NSW Deputy Premier and NSW Nationals leader John “Barra” Barilaro triggered Constance’s decision to quit the Eden Monaro race by calling him a “c…t” which appeared on the front-page of the Murdoch family’s Daily Telegraph.

[How times have changed. Many
year ago, Neville Wran was called a “c…t” in State Parliament by a National
Party MP and no one batted an eyelid.]

Thursday’s newspaper coverage created more confusion over what will happen next. The Australian reported: “Some MPs believed Mr Constance’s pullout had not harmed their (Liberal Party) chances of taking the seat, putting it at a 50-50 possibility.
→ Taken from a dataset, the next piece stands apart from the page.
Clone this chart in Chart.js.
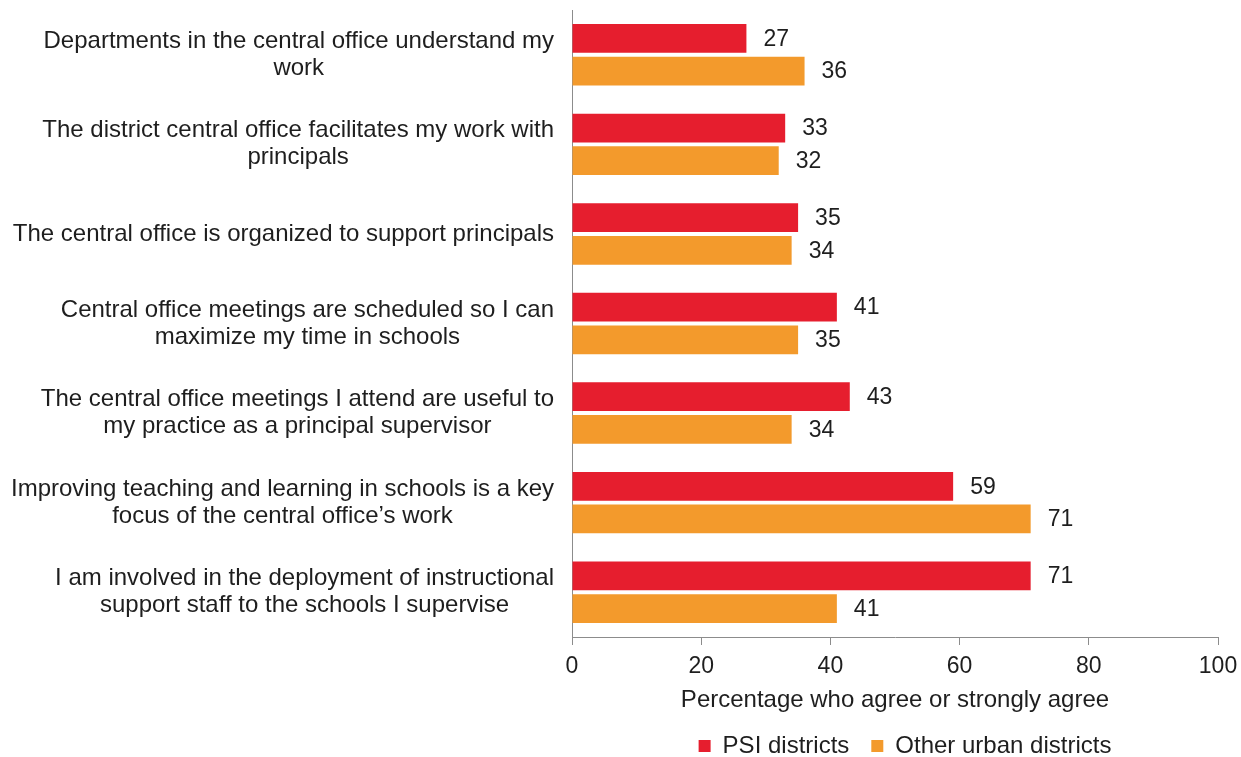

There was also internal anger that Scott Morrison’s ally Alex Hawke had been calling around to ensure Mr Constance would have no trouble being endorsed as the party’s star candidate.”
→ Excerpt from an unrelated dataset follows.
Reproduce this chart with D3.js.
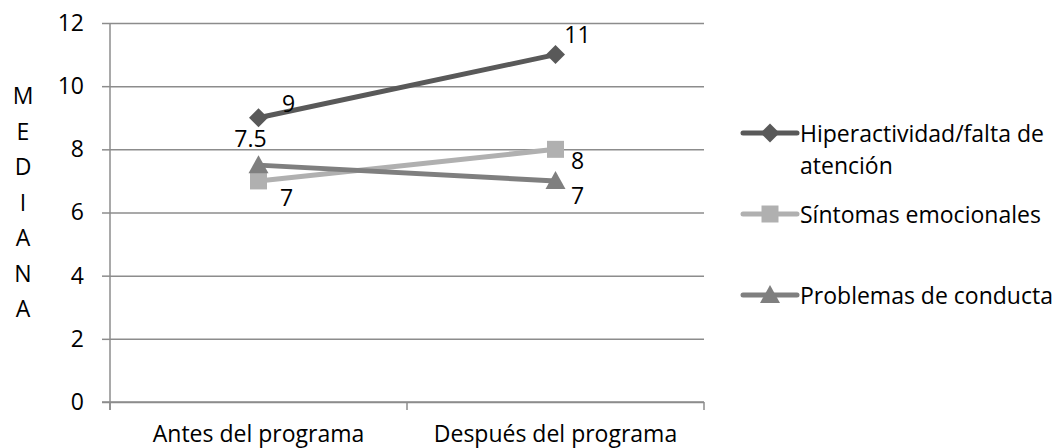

The Daily Telegraph reported: “One moderate powerbroker said Mr Constance’s profile soared during the bushfires to national fame and he would be ‘hard to beat at anything’”. The paper also said: “It’s important there is Coalition unity to contest this by-election”, Mr Constance said, adding he believed it [the Liberal Party] could still win the contest.

Bizarrely, The Sydney Morning Herald made Constance its target (Knives out for Constance after late withdrawal) and foreshadowed that he would be dumped from Cabinet in the next reshuffle.

With Liberal Party pre-selection still to be decided, the Federal seat of Eden Monaro is causing jitters for all parties. And so it should.